Weil erinnerte auch daran, welche Freude, Hilfsbereitschaft und Solidarität der Mauerfall 1989 bei vielen Menschen ausgelöst hat. "Denken wir an die vielen schönen Bilder von sich in den Armen liegenden Menschen. Bei allen bestehenden Problemen sollten wir uns gerade an diesem Tag daran erinnern, dass Freiheit keine Selbstverständlichkeit ist. Auch Solidarität muss in einer lebendigen Demokratie stetig erneuert und lebendig gehalten werden. Lassen Sie uns deshalb weiterhin das Verbindende, nicht das Trennende betonen. Niedersachsen und Sachsen-Anhalt tun das seit Jahren mit Erfolg.
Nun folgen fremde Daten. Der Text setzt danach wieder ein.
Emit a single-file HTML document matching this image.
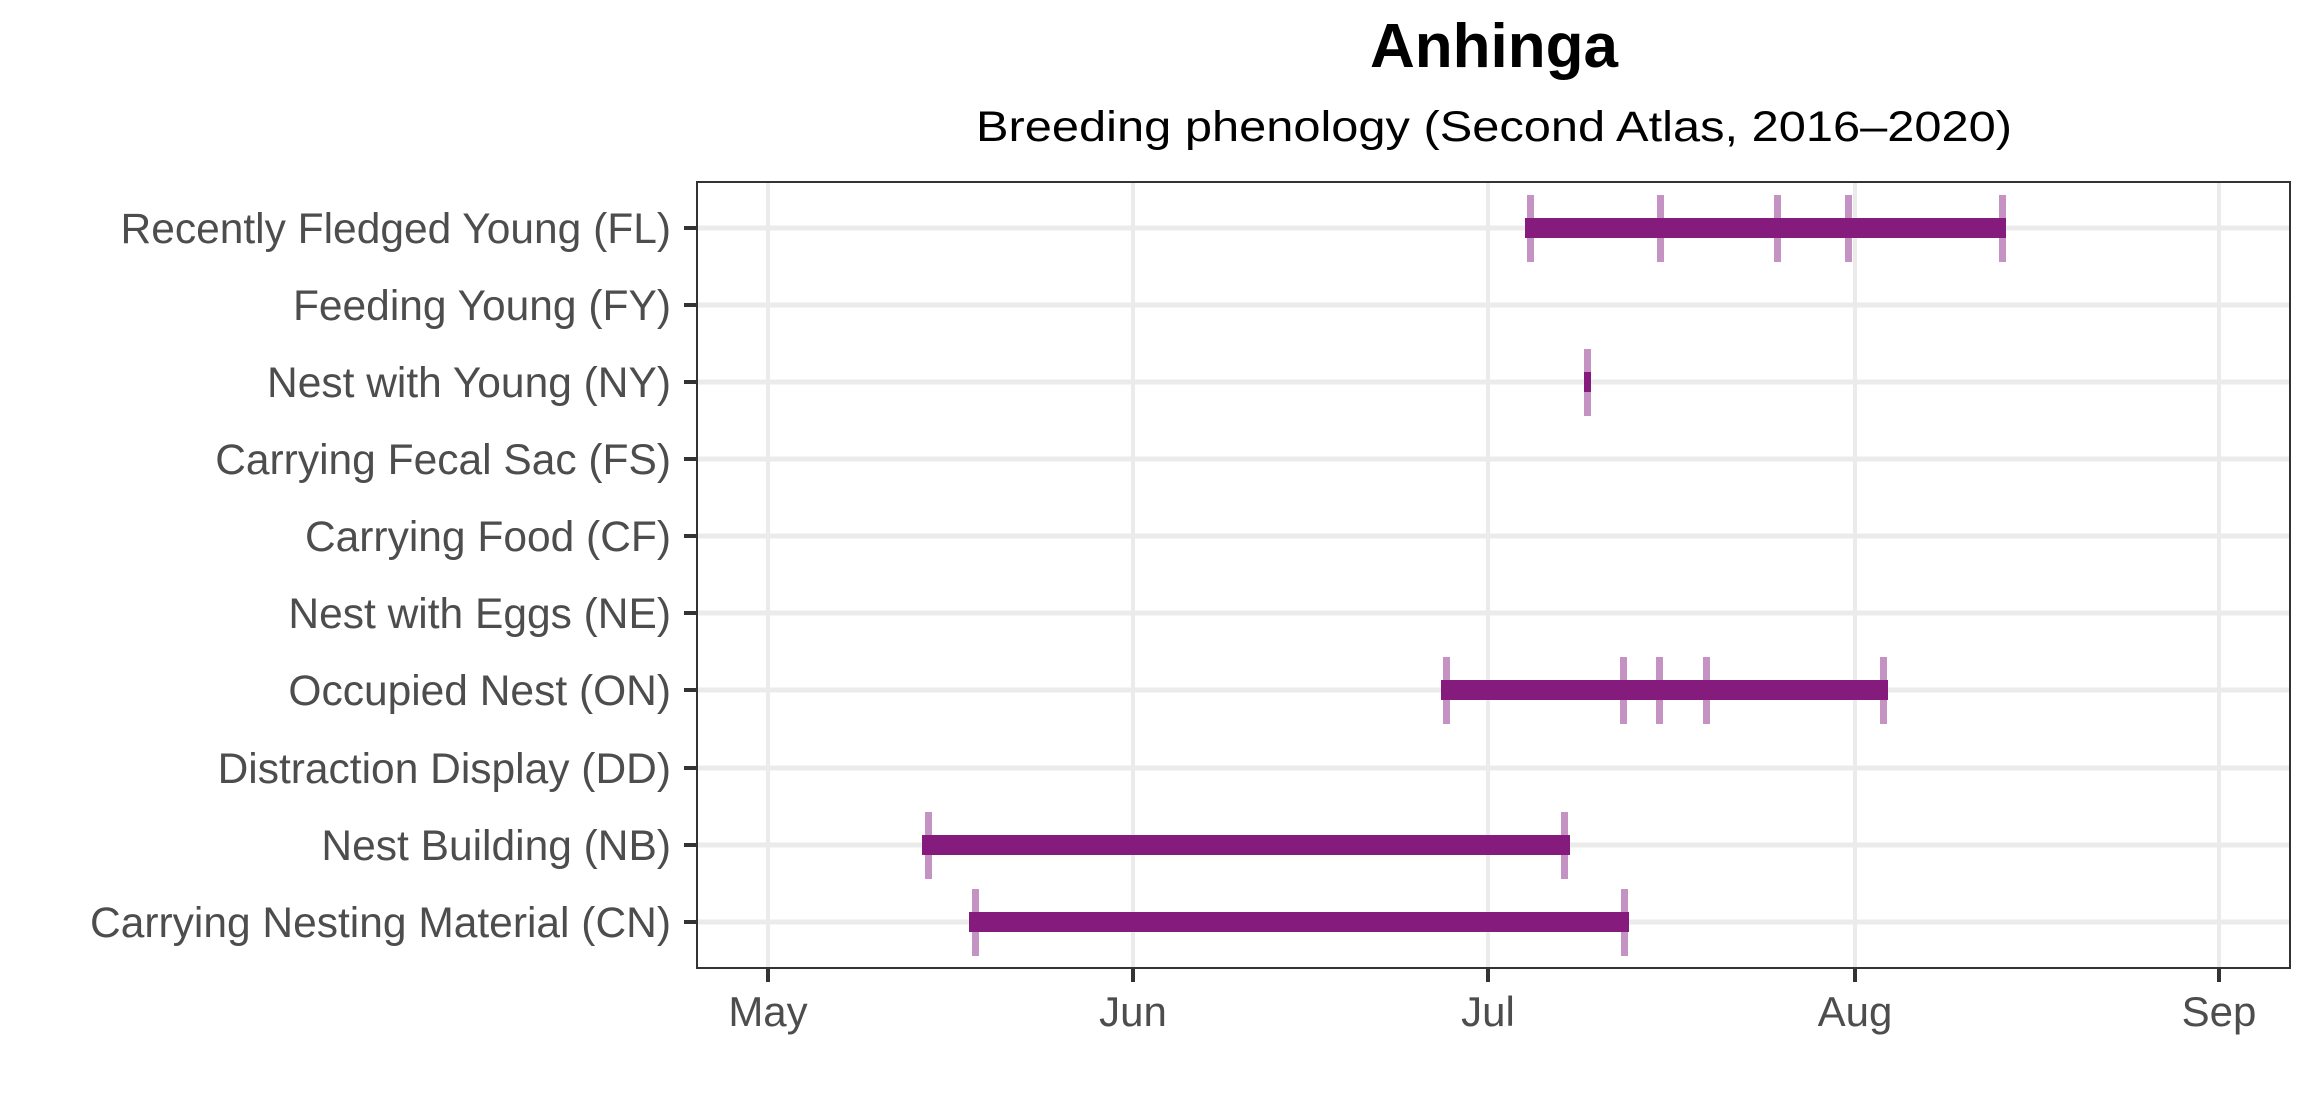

Wir freuen uns, gemeinsam diesen besonderen Jahrestag zu begehen und ein Zeichen der Einheit und Zusammenarbeit in der Region Helmstedt-Harbke zu setzen.“
Der sachsen-anhaltinische Ministerpräsident Dr. Reiner Haseloff betonte insbesondere den Mut und den Freiheitswillen der Menschen in der ehemaligen DDR: „Im kollektiven Gedächtnis hat sich der Fall der Mauer tief eingeprägt. Aber der 9. November 1989 wäre ohne den 9. Oktober in Leipzig, ohne den 26. Oktober in Halle, ohne die Demonstrationen in Wittenberg, Magdeburg, Dresden, Plauen und in vielen anderen Orten der DDR undenkbar gewesen. Den Drang nach Freiheit kann man nicht dauerhaft unterdrücken. Am Ende triumphierten der Mut, die Selbstermächtigung und der Freiheitswille der Menschen über die Diktatur. Der Mut von Hunderttausenden brachte die Mauer zum Einsturz. Mit ihrer friedlichen Revolution stießen die Menschen in der DDR die Tür zur Gestaltung einer neuen Gesellschaft auf. Freiheit hat zwar ihren Preis, aber sie verbindet und überwindet Grenzen. Auch das ist eine bleibende und zentrale Botschaft des Herbsts 1989. Der Fall der Mauer und die Deutsche Einheit zählen zu den glücklichsten Momenten der deutschen Geschichte des 20. Jahrhunderts. Unsere Geschichte kennt nicht viele solcher großen Freiheitsmomente. Und das wollen wir heute gemeinsam feiern.“
Schülerinnen und Schüler des Gymnasiums am Bötschenberg in Helmstedt nahmen die Gäste beider Veranstaltungen in Harbke mit auf eine Zeitreise. Die Jugendlichen hatten in den eigenen Familiengeschichten geforscht, Eltern und Großeltern befragt und überraschende Einzelheiten zutage befördert. Aus den Geschichten stellten sie die szenische Collage "Ich habe nie daran geglaubt und dann war sie offen“ zusammen. Die Aufführung rührte nicht nur Ministerpräsident Haseloff zu Tränen. Das Publikum dankte den 13.-Klässler/-innen mit stehenden Ovationen, die Braunschweiger Zeitung berichtete.
Mit ganz persönlichen Erinnerungen und Gedanken bereicherten vier Poetry-Slammer die Veranstaltung im Harbker Kulturhaus. Dominik Bartels, Josephine von Blueten Staub, Julian Henry Raab und Henrik Szántó zeichneten ein teils lustiges, teils nachdenkliches Bild auf einen unerwarteten Mauerfall und seine Folgen.
Dr. Felix Ludwig bereitete die Veranstaltung in seiner Funktion als kommissarischer Leiter der Gedenkstätte Deutsche Teilung Marienborn konzeptionell und organisatorisch vor und übernahm auch die Moderation. Als Kooperationspartner waren der Verein Grenzenlos - Wege zum Nachbarn e.V., das Zonengrenz-Museum Helmstedt und die Politische Bildungsstätte Helmstedt mit im Boot.